Si hay motivos para andar santamente, el apóstol los presenta aquí con una fuerza y sabiduría notables. ¿Los creyentes de Roma podrían sustraerse a ellos? Después de que la gracia los liberara de su anterior estado a tan elevado precio, ¿querrían volver a su antigua manera de vivir, con sus vergonzosos excesos que conducían a un fin terrible, y ser de nuevo esclavos del pecado? ¡Imposible! Habían sido “libertados del pecado y hechos siervos de Dios” y ahora tenían como fruto “la santificación, y como fin, la vida eterna” (v. 22).
“Siervos de Dios”. Esta expresión es el punto culminante de la enseñanza del apóstol en este pasaje. No hemos sido conducidos únicamente a amar la justicia y seguirla, sino también a hacerlo con respecto a Dios mismo mediante las relaciones más cercanas. En una palabra, a él debemos consagrarle todas las fuerzas de nuestros cuerpos y almas. No hemos recibido una serie de mandamientos como regla de conducta. Estamos sometidos a él mismo, tal como él se manifestó en su Palabra. Por medio de su Espíritu aprendemos a comprender cada vez más claramente su voluntad y, por la gracia, a cumplirla.
Tal es la esfera en la cual podemos manifestar nuestra obediencia, y, al andar en esta esfera, tenemos por fruto “la santificación, y como fin, la vida eterna” (v. 22).
¡Feliz cambio!

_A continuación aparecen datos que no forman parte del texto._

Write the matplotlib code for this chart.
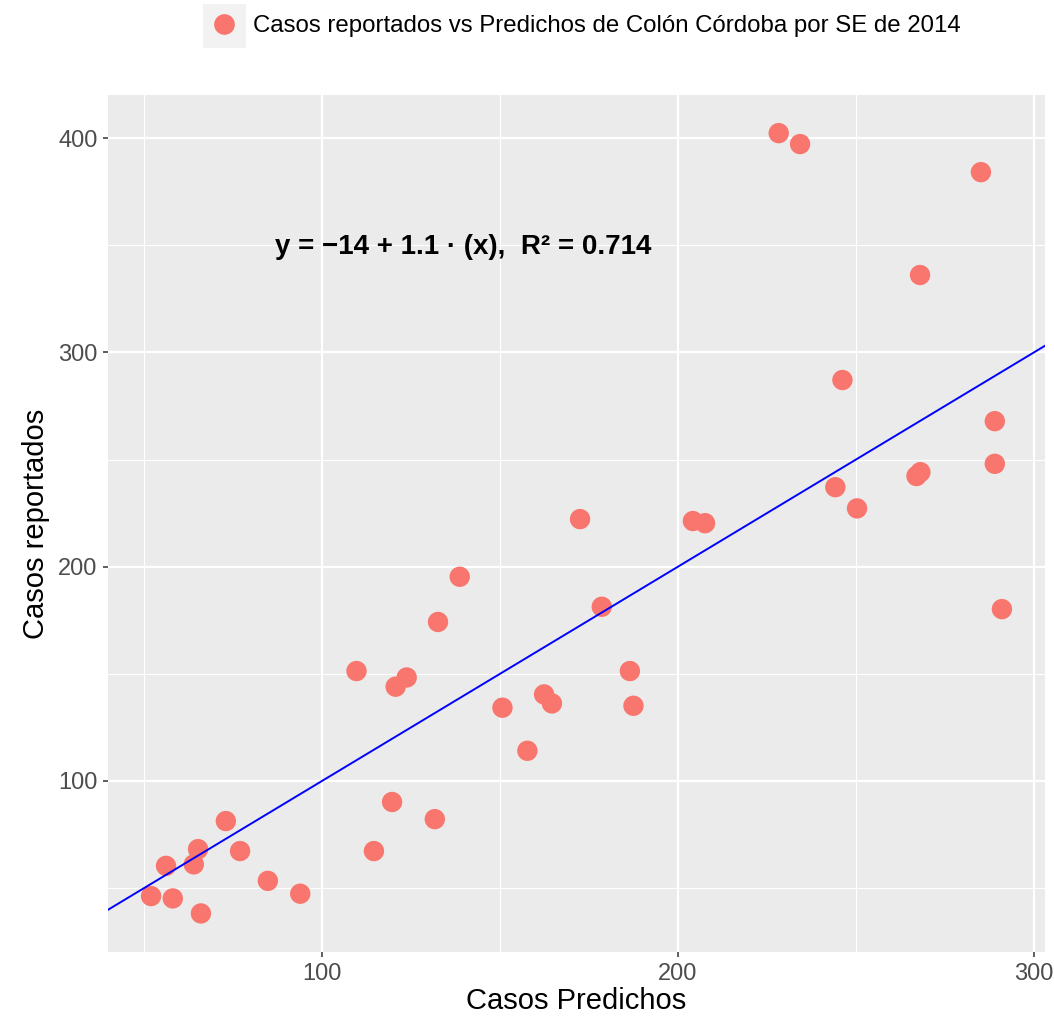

En otro tiempo nos caracterizaban las obras tenebrosas de la carne, mientras que hoy podemos producir el fruto del Espíritu, el cual solo consiste en buenas cosas, contra las cuales no hay ley (Gálatas 5:19-23). En otro tiempo no llevábamos ningún fruto; solo teníamos pensamientos, palabras y obras malas; ahora llevamos fruto para la gloria de Dios, quien nos hace crecer en santidad. Como nacidos de Dios, somos, en cuanto a nuestra posición, santificados por la obra de Jesucristo, por la Palabra de Dios y por la morada del Espíritu Santo. Por eso podemos ser llamados “santos y amados”,
Pero prácticamente tenemos necesidad de la santificación. La realizamos al llenar nuestros corazones de la Persona de Cristo,
quien llena el corazón del Padre y quien hizo continuamente, hasta la muerte de cruz, lo que es agradable a Dios. ¡“Siervos de Dios”! Ojalá podamos comprender mejor y practicar más esta expresión, a fin de que nuestro fruto crezca y, en camino a la gloria, seamos transformados más y más a imagen de Aquel que en otro tiempo anduvo aquí abajo glorificando al Padre, como así también que miremos a cara descubierta su gloria allá en lo alto (2 Corintios 3:18).
“Como fin, la vida eterna”. La preciosa meta de este camino bendito, la corona que nos espera, es esta misma gloria. Pronto también nuestros cuerpos, esa “morada terrestre”, serán vueltos conformes a Su cuerpo glorioso, y entonces llevaremos por completo y eternamente la imagen de Aquel que nos amó y nos dio la vida eterna (cap. 8:29).
“Porque la paga del pecado es muerte, mas la dádiva de Dios es vida eterna en Cristo Jesús Señor nuestro” (v. 23). Con estas palabras el escritor termina el maravilloso curso de sus pensamientos. En síntesis, una vez más pone ante nuestros ojos los resultados del trabajo del hombre y los del trabajo de Dios. Nosotros merecíamos la muerte como triste fruto de nuestro pobre trabajo, pero la gracia nos dio la vida eterna, libre don de Dios que no merecíamos, y ello en Jesucristo, nuestro Señor. Ya la poseemos “en el Hijo”. En él estaba la vida, y la vida era la luz de los hombres, y aquel que tiene al Hijo tiene la vida. De otra manera, seríamos absolutamente incapaces de tener comunión con Dios. Sin embargo, la vida eterna, según los designios de Dios, significa aun más que eso: es la conformidad perfecta con el Hijo del hombre glorificado en el cielo. Allí será plenamente manifestada esta vida. Esto, pues, es lo colocado ante nosotros:
El don de gracia de Dios, a saber, la vida eterna en Cristo Jesús, Señor nuestro.